A few weeks ago I read this post
Then I wrote the following comment:
This is a fantastic piece of writing, filled with amazing, subversive thoughts, especially when your sister is responding to the person who believes that if everyone was unschooled, it would unbalance our current society. Now, wouldn't that be a marvelous thing?!
I am a 34 year old social work student and mom to my 2nd grade son and my 1st grade step-son. I am teetering on the brink of taking them out of the public school system for exactly the reasons your sister discusses. While I agree wholeheartedly with education as a value, and as a necessary component of freedom, I am coming to see public education systems as an element of oppression and government/elite control of "the masses."
However, I balk at seeing sinister intentions in individual educators, just as I balk at seeing myself as an agent of social control as a future child protection worker for the provincial Ministry. Rather, I see myself as someone who will have the power to advocate for social change on behalf of vulnerable persons/groups. I see myself as an agent of social transformation. Because of this, I do somewhat hesitate to outright reject the public education system. If I am not a part of it, how can I participate in its transformation? However, this is a philosophical standpoint that must give way to the practical needs of my kids.
The kinds of thoughts you (and, in this post, your sister) articulate are thoughts that I didn't have words for until I began studying social justice in my 30s. To think that my children could also be as articulate and radical as teenagers, rather than simply rebelling against claustrophobic parenting and learning environments, is inspiring.
For me, the only reason my kids are still in public school is related to my socioeconomic status as a student. My husband and I do not have the income to pay for the necessary childcare while I am in classes and on practicum. Then, once I complete my degree, in 2011, there will be a significant debt repayment, and I will likely be working up to 40 hrs/week.
Unfortunately, I need to rely on the free childcare the public education system provides for the time being, unless I can work out something else to provide for their care. Regardless, if I cannot find some way to manage in the near future, as soon as they are mature enough to be home alone for stretches of time, they will be able to leave the public education system. No way will they have to go to high school :)

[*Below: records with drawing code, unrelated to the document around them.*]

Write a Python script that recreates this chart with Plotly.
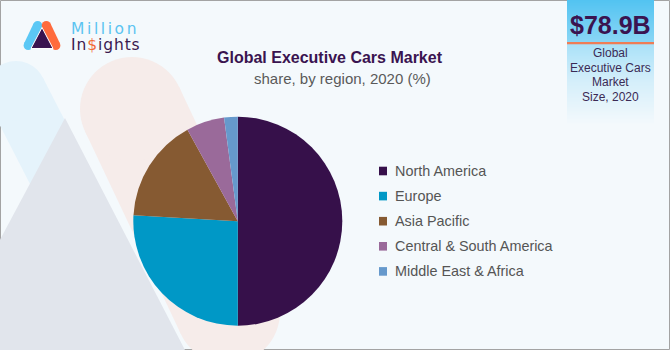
import plotly.graph_objects as go

W, H = 670, 350

# ---- data ----
regions = ["North America", "Europe", "Asia Pacific", "Central & South America", "Middle East & Africa"]
shares = [50.0, 25.9, 16.1, 5.9, 2.1]
colors = ["#36104a", "#0098c6", "#865a32", "#9a6a9a", "#6699cc"]
title_text = "Global Executive Cars Market"
subtitle_text = "share, by region, 2020 (%)"
market_value = "$78.9B"
market_caption = ["Global", "Executive Cars", "Market", "Size, 2020"]

BG = "#f4f9fc"


def X(x):
    return x / W


def Y(y):
    return 1 - y / H


shapes = []
annotations = []


def poly(points, color, line=None):
    path = "M " + " L ".join(f"{X(px):.5f},{Y(py):.5f}" for px, py in points) + " Z"
    shapes.append(dict(type="path", xref="paper", yref="paper", path=path,
                       fillcolor=color, line=line or dict(width=0), layer="below"))


def circle(cx, cy, r, color):
    shapes.append(dict(type="circle", xref="paper", yref="paper",
                       x0=X(cx - r), x1=X(cx + r), y0=Y(cy + r), y1=Y(cy - r),
                       fillcolor=color, line=dict(width=0), layer="below"))


def capsule(t, b, r, color):
    dx, dy = b[0] - t[0], b[1] - t[1]
    L = (dx * dx + dy * dy) ** 0.5
    nx, ny = -dy / L * r, dx / L * r
    poly([(t[0] + nx, t[1] + ny), (b[0] + nx, b[1] + ny),
          (b[0] - nx, b[1] - ny), (t[0] - nx, t[1] - ny)], color)
    circle(t[0], t[1], r, color)
    circle(b[0], b[1], r, color)


def rect(x0, y0, x1, y1, color, layer="below", line=None):
    shapes.append(dict(type="rect", xref="paper", yref="paper",
                       x0=X(x0), x1=X(x1), y0=Y(y1), y1=Y(y0),
                       fillcolor=color, line=line or dict(width=0), layer=layer))


# ---- border (drawn first so the value box covers its top edge) ----
rect(0.5, 0.5, 669.5, 349.5, "rgba(0,0,0,0)", layer="below", line=dict(color="#a3a3a3", width=1))

# ---- faded background emblem ----
capsule((16, 91), (95, 245), 30, "#e5f3fb")
capsule((132, 109), (228, 312), 52, "#f6ecea")
poly([(65, 118), (186, 352), (-60, 352)], "#e1e5ec")

# ---- logo ----
capsule((37.7, 25.5), (28.2, 45.5), 4.6, "#5bc8f5")
capsule((46.3, 25.5), (55.8, 45.5), 4.6, "#ff6b3d")
poly([(42, 27.5), (53, 48.5), (31, 48.5)], "#3a1450", line=dict(color="#ffffff", width=1))

logo_text = ('<span style="font-size:15.5px;letter-spacing:2.6px;fill:#5bc4f1">Million</span><br>'
             '<span style="font-size:15.5px;letter-spacing:0.9px;fill:#3b1a4f">In'
             '<span style="fill:#f26b3a">$</span>ights</span>')
annotations.append(dict(x=X(69), y=Y(36.5), xref="paper", yref="paper", xanchor="left", yanchor="middle",
                        align="left", text=logo_text, showarrow=False,
                        font=dict(family="DejaVu Sans", size=12.5, color="#3b1a4f")))

# ---- value box with vertical gradient ----
stops = [(0, (0x52, 0xc3, 0xf1)), (42, (0x8a, 0xd6, 0xf5)), (44, (0xa9, 0xe1, 0xf8)),
         (80, (0xd3, 0xee, 0xfa)), (125, (0xf4, 0xf9, 0xfc))]
for yy in range(0, 125):
    for (y0, c0), (y1, c1) in zip(stops[:-1], stops[1:]):
        if y0 <= yy < y1:
            f = (yy + 0.5 - y0) / (y1 - y0)
            c = tuple(round(a + (b - a) * f) for a, b in zip(c0, c1))
            break
    rect(567, yy, 654, yy + 1.05, "rgb(%d,%d,%d)" % c)
rect(567, 42, 654, 44.2, "#ef7d55")

annotations.append(dict(x=X(610.5), y=Y(25.5), xref="paper", yref="paper", xanchor="center", yanchor="middle",
                        text=f"<b>{market_value}</b>", showarrow=False,
                        font=dict(family="Liberation Sans", size=25, color="#3a1450")))
for i, line in enumerate(market_caption):
    annotations.append(dict(x=X(610.5), y=Y(53 + i * 14.7), xref="paper", yref="paper",
                            xanchor="center", yanchor="middle", text=line, showarrow=False,
                            font=dict(family="Liberation Sans", size=12, color="#3b2a55")))

# ---- titles ----
annotations.append(dict(x=X(330), y=Y(58), xref="paper", yref="paper", xanchor="center", yanchor="middle",
                        text=f"<b>{title_text}</b>", showarrow=False,
                        font=dict(family="Liberation Sans", size=16, color="#3a1450")))
annotations.append(dict(x=X(342.5), y=Y(78), xref="paper", yref="paper", xanchor="center", yanchor="middle",
                        text=subtitle_text, showarrow=False,
                        font=dict(family="Liberation Sans", size=15, color="#5a5a5a")))

# ---- legend (built from the category list) ----
for i, (name, col) in enumerate(zip(regions, colors)):
    ly = 171 + i * 25.1
    rect(379, ly - 4.3, 387, ly + 4.3, col, layer="above")
    annotations.append(dict(x=X(392.5), y=Y(ly), xref="paper", yref="paper", xanchor="left", yanchor="middle",
                            text=name, showarrow=False,
                            font=dict(family="Liberation Sans", size=14.4, color="#555555")))

# ---- pie ----
cx, cy, r = 237.8, 221.2, 104.5
fig = go.Figure(go.Pie(
    labels=regions, values=shares, sort=False, direction="clockwise", rotation=0,
    marker=dict(colors=colors, line=dict(width=0)),
    textinfo="none", hoverinfo="label+percent", showlegend=False,
    domain=dict(x=[X(cx - r), X(cx + r)], y=[Y(cy + r), Y(cy - r)]),
))

fig.update_layout(
    width=W, height=H, margin=dict(l=0, r=0, t=0, b=0),
    paper_bgcolor=BG, plot_bgcolor=BG,
    shapes=shapes, annotations=annotations, showlegend=False,
)
fig.write_html("out.html")
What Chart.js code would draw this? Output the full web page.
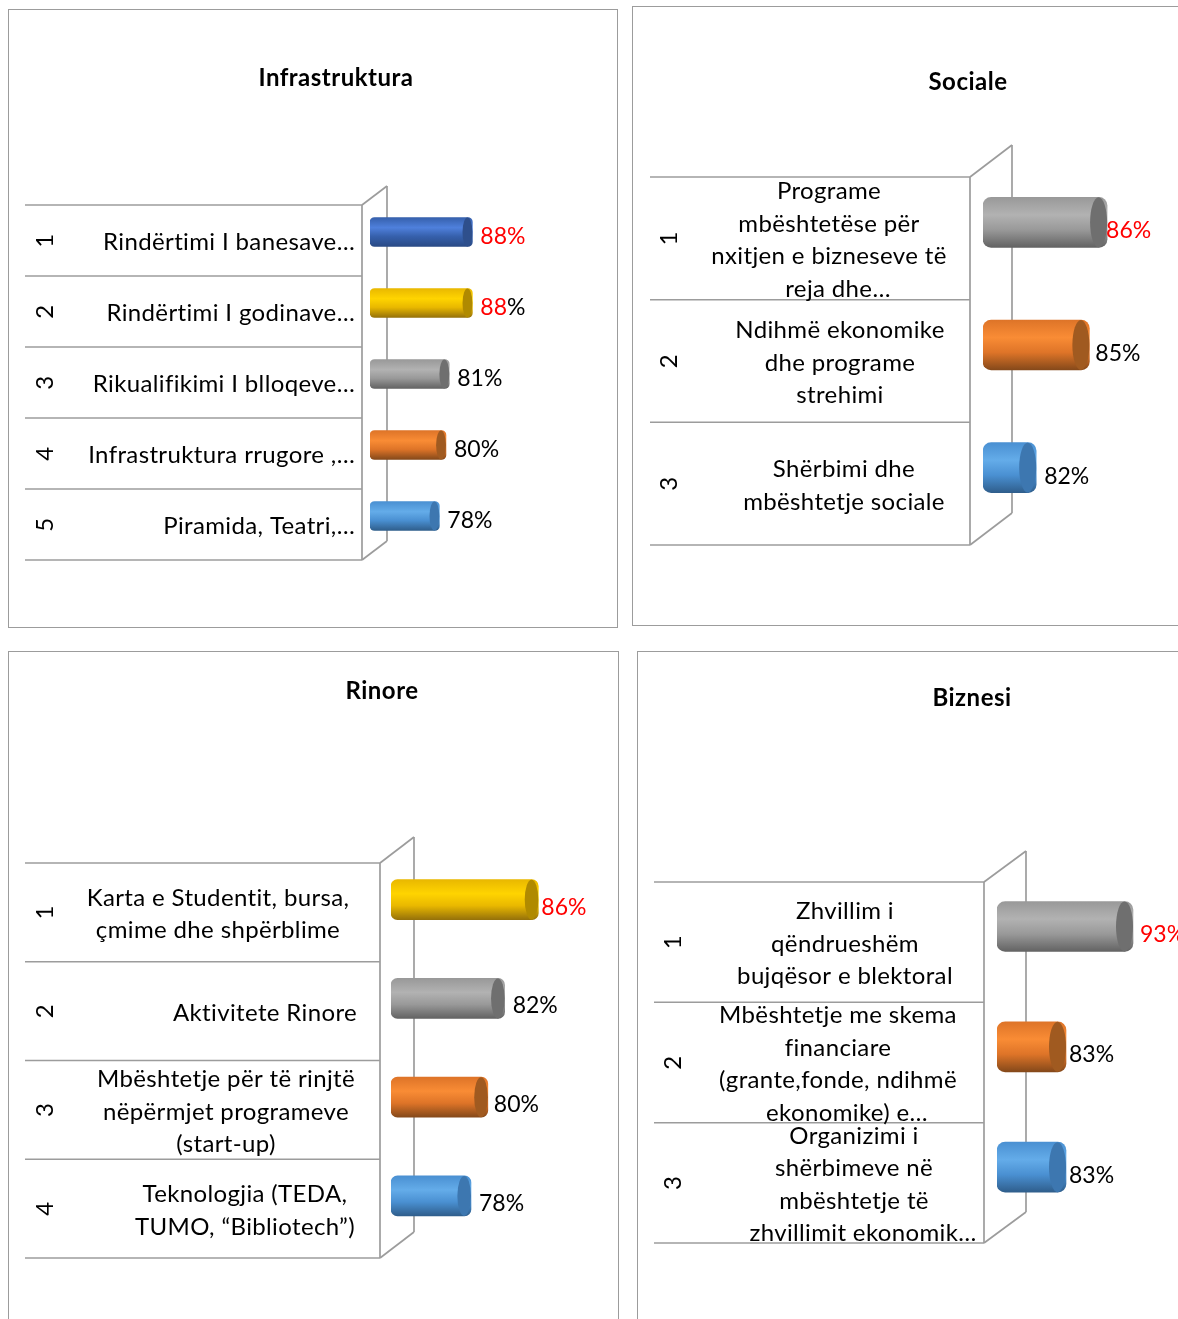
<!DOCTYPE html>
<html>
<head>
<meta charset="utf-8">
<title>Infrastruktura, Sociale, Rinore, Biznesi</title>
<script src="https://cdn.jsdelivr.net/npm/chart.js@4"></script>
<style>
  html, body { margin: 0; padding: 0; background: #fff; }
  #page { position: relative; width: 1178px; height: 1319px; overflow: hidden; }
  .panel { position: absolute; box-sizing: border-box; border: 1.5px solid #9c9c9c; background: #fff; }
  canvas { position: absolute; left: 0; top: 0; }
</style>
</head>
<body>
<div id="page"></div>
<script>
// data
const infraLabels = [
  ['Rindërtimi I banesave…'],
  ['Rindërtimi I godinave…'],
  ['Rikualifikimi I blloqeve…'],
  ['Infrastruktura rrugore ,…'],
  ['Piramida, Teatri,…'],
];
const infraValues = [88, 88, 81, 80, 78];

const socialLabels = [
  ['Programe', 'mbështetëse për', 'nxitjen e bizneseve të', 'reja dhe…'],
  ['Ndihmë ekonomike', 'dhe programe', 'strehimi'],
  ['Shërbimi dhe', 'mbështetje sociale'],
];
const socialValues = [86, 85, 82];

const youthLabels = [
  ['Karta e Studentit, bursa,', 'çmime dhe shpërblime'],
  ['Aktivitete Rinore'],
  ['Mbështetje për të rinjtë', 'nëpërmjet programeve', '(start-up)'],
  ['Teknologjia (TEDA,', 'TUMO, “Bibliotech”)'],
];
const youthValues = [86, 82, 80, 78];

const businessLabels = [
  ['Zhvillim i', 'qëndrueshëm', 'bujqësor e blektoral'],
  ['Mbështetje me skema', 'financiare', '(grante,fonde, ndihmë', 'ekonomike) e…'],
  ['Organizimi i', 'shërbimeve në', 'mbështetje të', 'zhvillimit ekonomik…'],
];
const businessValues = [93, 83, 83];

// colours: top edge, highlight, bottom edge, end cap
const blue = ['#3660ac', '#4f80dc', '#2a4a85', '#2e4f8c'];
const yellow = ['#e9b800', '#ffd400', '#96720a', '#b08a00'];
const grey = ['#999999', '#b2b2b2', '#636363', '#6f6f6f'];
const orange = ['#de7428', '#f98c35', '#85491a', '#a05a20'];
const skyblue = ['#4a90d2', '#64ace9', '#2f5e8c', '#3d77b0'];

const RED = '#ff0000';
const BLACK = '#000000';
const FONT = 'Lato, sans-serif';

// x,y,w,h are page pixels. front/rear are the 3D wall, rowTop/rowBottom the front plane
const panels = [
  {
    title: 'Infrastruktura', titleX: 336, titleY: 78,
    labels: infraLabels, values: infraValues,
    colors: [blue, yellow, grey, orange, skyblue],
    valueColors: [RED, 'mixed', BLACK, BLACK, BLACK],
    valueGaps: [8, 8, 8, 8, 8], valueDrop: 5,
    x: 8, y: 9, w: 610, h: 619,
    ruleLeft: 25, front: 362, rear: 387, rowTop: 205, rowBottom: 560, depth: 19,
    numberX: 45, labelX: [355, 355, 355, 355, 355], alignRight: true,
    plotLeft: 370, plotRight: 512, xMin: 57, xMax: 100, barH: 29, lift: 8.5,
  },
  {
    title: 'Sociale', titleX: 968, titleY: 82,
    labels: socialLabels, values: socialValues,
    colors: [grey, orange, skyblue],
    valueColors: [RED, BLACK, BLACK],
    valueGaps: [-1, 6, 8], valueDrop: 8.5,
    x: 632, y: 6, w: 560, h: 620,
    ruleLeft: 650, front: 970, rear: 1012, rowTop: 177, rowBottom: 545, depth: 32,
    numberX: 669, labelX: [829, 840, 844],
    plotLeft: 983, plotRight: 1178, xMin: 79, xMax: 90, barH: 50, lift: 16,
  },
  {
    title: 'Rinore', titleX: 382, titleY: 691,
    labels: youthLabels, values: youthValues,
    colors: [yellow, grey, orange, skyblue],
    valueColors: [RED, BLACK, BLACK, BLACK],
    valueGaps: [3, 8, 6, 8], valueDrop: 7.5,
    x: 8, y: 651, w: 611, h: 700,
    ruleLeft: 25, front: 380, rear: 414, rowTop: 863, rowBottom: 1258, depth: 26,
    numberX: 45, labelX: [218, 265, 226, 245],
    plotLeft: 391, plotRight: 572, xMin: 68.5, xMax: 90, barH: 40, lift: 12.7,
  },
  {
    title: 'Biznesi', titleX: 972, titleY: 698,
    labels: businessLabels, values: businessValues,
    colors: [grey, orange, skyblue],
    valueColors: [RED, BLACK, BLACK],
    valueGaps: [7, 3, 3], valueDrop: 8,
    x: 637, y: 651, w: 560, h: 700,
    ruleLeft: 654, front: 984, rear: 1026, rowTop: 882, rowBottom: 1243, depth: 31,
    numberX: 673, labelX: [845, 838, 854],
    plotLeft: 997, plotRight: 1146.4, xMin: 72.7, xMax: 95, barH: 50, lift: 15.7,
  },
];

const LINE = '#9c9c9c';

function strokeLine(c, x1, y1, x2, y2, width) {
  c.beginPath();
  c.moveTo(x1, y1);
  c.lineTo(x2, y2);
  c.lineWidth = width;
  c.strokeStyle = LINE;
  c.stroke();
}

function makeWallPlugin(p) {
  return {
    id: 'wall',
    // rear wall and category text go behind the bars
    beforeDatasetsDraw(chart) {
      const c = chart.ctx;
      const step = (p.rowBottom - p.rowTop) / p.values.length;
      c.save();
      c.translate(-p.x, -p.y);
      strokeLine(c, p.rear, p.rowTop - p.depth, p.rear, p.rowBottom - p.depth, 1.7);
      strokeLine(c, p.front, p.rowTop, p.rear, p.rowTop - p.depth, 1.7);
      strokeLine(c, p.front, p.rowBottom, p.rear, p.rowBottom - p.depth, 1.7);
      strokeLine(c, p.front, p.rowTop, p.front, p.rowBottom, 1.7);
      for (let i = 0; i <= p.values.length; i++) {
        const y = p.rowTop + step * i;
        strokeLine(c, p.ruleLeft, y, p.front, y, 1.5);
      }

      c.fillStyle = BLACK;
      c.textBaseline = 'middle';
      c.font = '24px ' + FONT;
      c.letterSpacing = '0.36px';
      p.labels.forEach((lines, i) => {
        const mid = p.rowTop + step * (i + 0.5);
        // rotated category number
        c.save();
        c.translate(p.numberX, mid);
        c.rotate(-Math.PI / 2);
        c.textAlign = 'center';
        c.fillText(String(i + 1), 0, 0);
        c.restore();
        // category text
        c.textAlign = p.alignRight ? 'right' : 'center';
        lines.forEach((line, n) => {
          let lx = p.labelX[i];
          if (!p.alignRight && line.endsWith('…')) lx += 9;
          const ly = mid + 2 + (n - (lines.length - 1) / 2) * 32.5;
          c.fillText(line, lx, ly);
        });
      });

      c.font = 'bold 24px ' + FONT;
      c.letterSpacing = '0.5px';
      c.textAlign = 'center';
      c.fillText(p.title, p.titleX, p.titleY);
      c.letterSpacing = '0px';
      c.restore();
    },
    // end caps and value labels
    afterDatasetsDraw(chart) {
      const c = chart.ctx;
      const meta = chart.getDatasetMeta(0);
      meta.data.forEach((bar, i) => {
        const rx = bar.height * 0.17;
        c.beginPath();
        c.ellipse(bar.x - rx, bar.y, rx, bar.height / 2, 0, 0, Math.PI * 2);
        c.fillStyle = p.colors[i][3];
        c.fill();

        const tx = bar.x + p.valueGaps[i];
        const ty = bar.y + p.valueDrop;
        c.font = '23px ' + FONT;
        c.textAlign = 'left';
        c.textBaseline = 'middle';
        if (p.valueColors[i] === 'mixed') {
          const digits = String(p.values[i]);
          c.fillStyle = RED;
          c.fillText(digits, tx, ty);
          c.fillStyle = BLACK;
          c.fillText('%', tx + c.measureText(digits).width, ty);
        } else {
          c.fillStyle = p.valueColors[i];
          c.fillText(p.values[i] + '%', tx, ty);
        }
      });
    },
  };
}

function barFill(p) {
  return (context) => {
    const tone = p.colors[context.dataIndex];
    if (!tone) return '#999999';
    const y = context.chart.scales.y ? context.chart.scales.y.getPixelForValue(context.dataIndex) : NaN;
    if (!Number.isFinite(y)) return tone[1];
    const g = context.chart.ctx.createLinearGradient(0, y - p.barH / 2, 0, y + p.barH / 2);
    g.addColorStop(0, tone[0]);
    g.addColorStop(0.35, tone[1]);
    g.addColorStop(0.65, tone[0]);
    g.addColorStop(1, tone[2]);
    return g;
  };
}

const page = document.getElementById('page');

panels.forEach((p) => {
  const box = document.createElement('div');
  box.className = 'panel';
  box.style.left = p.x + 'px';
  box.style.top = p.y + 'px';
  box.style.width = p.w + 'px';
  box.style.height = p.h + 'px';
  page.appendChild(box);

  const canvas = document.createElement('canvas');
  canvas.width = p.w;
  canvas.height = p.h;
  canvas.style.left = p.x + 'px';
  canvas.style.top = p.y + 'px';
  page.appendChild(canvas);

  // bars sit above the row centres because of the 3D depth
  const plotTop = p.rowTop - p.lift;
  const plotBottom = p.rowBottom - p.lift;

  new Chart(canvas, {
    type: 'bar',
    plugins: [makeWallPlugin(p)],
    data: {
      labels: p.labels,
      datasets: [{
        label: p.title,
        data: p.values,
        base: p.xMin,
        backgroundColor: barFill(p),
        barThickness: p.barH,
        borderRadius: p.barH * 0.17,
        borderSkipped: false,
      }],
    },
    options: {
      indexAxis: 'y',
      responsive: false,
      animation: false,
      layout: {
        padding: {
          left: p.plotLeft - p.x,
          right: p.x + p.w - p.plotRight,
          top: plotTop - p.y,
          bottom: p.y + p.h - plotBottom,
        },
      },
      scales: {
        x: { display: false, min: p.xMin, max: p.xMax },
        y: { display: false },
      },
      plugins: {
        legend: { display: false },
        tooltip: { enabled: false },
      },
    },
  });
});
</script>
</body>
</html>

I've been thinking more and more about the points I made regarding who I see myself as being as a social worker: as a space of transformation, as someone standing for a new possibility. Especially when I consider that my clients will be involuntary. Then I've been thinking about those future clients, and their socioeconomic status. Most of them will live in chronic poverty. Many of them will be single parents or aboriginal peoples or immigrants. Most of them will not be middle class. Most of them will not have the choices I have, despite my own state of (temporary) poverty.
When I think about this, I realize that unschooling is likely an option only available to a small percentage of parents, especially when considering a global context. I realize that the majority of children who have the opportunity to attend public school, to be educated, are privileged, by global standards. This makes me think deeply about my longing to unschool my children. As someone who considers herself a feminist, an anti-colonialist, a socialist, I wonder, am I being hypocritical?
That is, am I espousing something for my family that is elitist, and out of reach for most people? This goes against my personal and professional values like social justice, liberty, equality, democracy.